Ceefax was known by everybody as the blocky old thing that takes forever to load, while the red button / BBCi was the modern looking thing
... that takes even longer to load.
Think it depends on the platform - and what kit you have (for either service).
Most modern TVs cache CEEFAX (aka WST) services so all the pages are stored in memory and the result appears to be very fast (after all - each page is 1k - as anyone who used a BBC Micro in Mode 7 will remember! - so storing every page is trivial these days). CEEFAX used to be pretty slow when your receiver didn't store pages, and had to wait for the specific page (and sub-page in some cases) to come round.
I think some DVB-T/T2 sets do this cacheing trick with MHEG5 now as well. My Windows Media Center loads Digital Text really quickly when I press Red. Sky boxes usually take forever... (Though AIUI Sky are moving from OpenTV middleware to a more Linuxy platform now?)
BTW - has anyone noticed how modern TVs don't have the full teletext buttons (Reveal, Time Text/Alarm, Double-height etc.)
Ceefax was known by everybody as the blocky old thing that takes forever to load, while the red button / BBCi was the modern looking thing
... that takes even longer to load.
Really? It's very fast on mine. Takes only a few seconds to come up.

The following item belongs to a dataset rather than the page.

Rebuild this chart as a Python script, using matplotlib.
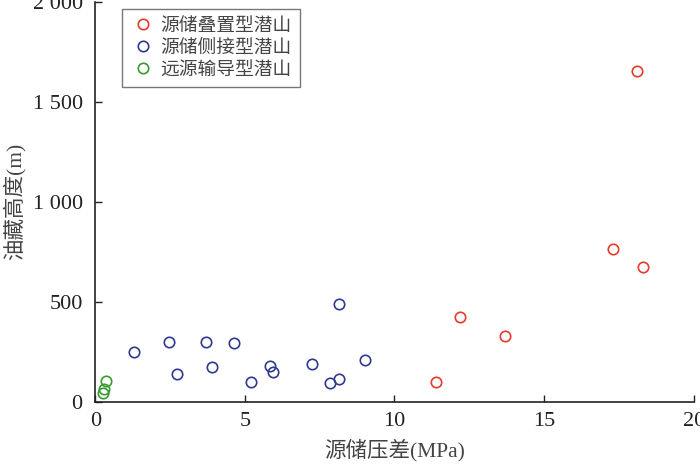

Think it depends on the platform. Sky boxes (particularly early SD Digiboxes) can be very slow. Modern Freeview sets can be very quick. (But then the two services run on very different middleware)
In the 80s didn't BBC1 and BBC2 have their own CEEFAX decoders? I'm sure that on occasion they were both showing CEEFAX (different pages) at the same time.
There were times when BBC2 was showing PFC while BBC1 was showing Children's BBC, which included Phillip Schofield using CEEFAX to show the Top 40 chart rundown once a week. This always seemed to be live, with the clock running.
Nice of them to mention but I'm not really sure what the point of spending about 20 seconds on it was. "Something you've probably never used is being switched off this week"!